It seems that these days, every time I turn on the news, I hear reports of massive layoffs and market downsizing. Closer to home, many of our clients who once believed they held stable positions are now finding themselves unemployed. While losing your job is never a pleasant event, it can be especially troublesome during your divorce litigation. I offer the following quick tips to continue with an efficient litigation after the loss of your employment:
Full And Complete Disclosure
I understand that it may be embarrassing to inform others of your release. However, it is critically important to disclose your complete situation to your attorney. Your counsel will not be able to advise you of the potential impact your change of employment will have on your matter if they are not filled in to the true and accurate picture.
What do I mean by this? Full disclosure includes the reasons for your release, the amount and details of the severance package and any other positions/offers that may have been offered to you in lieu of your release. If you do not feel comfortable communicating the status of your employment to your spouse, conveying accurate information to your attorney is vital for him/her to forward to opposing counsel.
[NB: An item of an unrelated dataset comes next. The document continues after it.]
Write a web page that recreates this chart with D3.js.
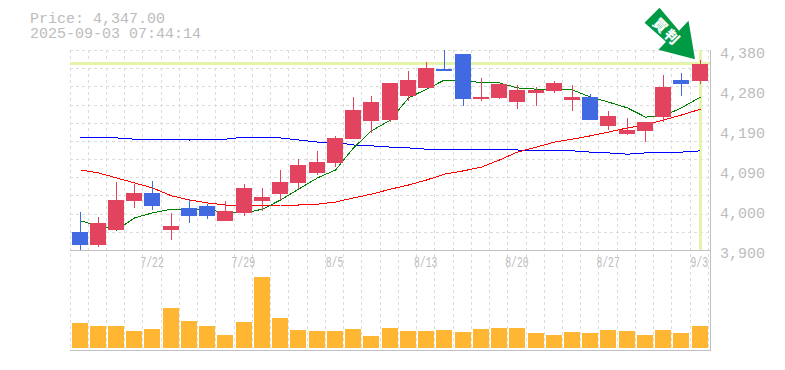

As you can imagine, ex-spouses are often leery of your loss of employment during a divorce litigation. It is often viewed as a tactic to lower a current or future support payment. In an effort to combat this presumption, it is very important that you document all of your efforts to regain employment. Print out all job postings you have applied to, gather information relating to any job recruiters you may have been in contact with and keep a journal of professional contacts you have utilized to secure a position. While this may seem burdensome, it will save a massive headache if a motion regarding modification/establishment of support is in your future.
Retaining An Employability Expert
With this turbulent job market, it is more difficult than ever to determine a litigant’s true earning potential. Being that underemployment is always a “hot-button” litigation issue in family law, if you are considering taking a lower paying position due to market demand, or you are unemployed and being imputed income at a level which is no longer reasonable, it is probably in your best interest to engage the services of a vocational expert. This expert will be able to gauge the true state of the market and provide you with a certified earnings range that is commensurate with your education and experience. For purposes of litigation, they will produce an expert report and can be called to testify in any potential future litigation. These experts are often worth their weight in gold because I have found that once this expert report is registered, issues regarding support often find a way of getting settled.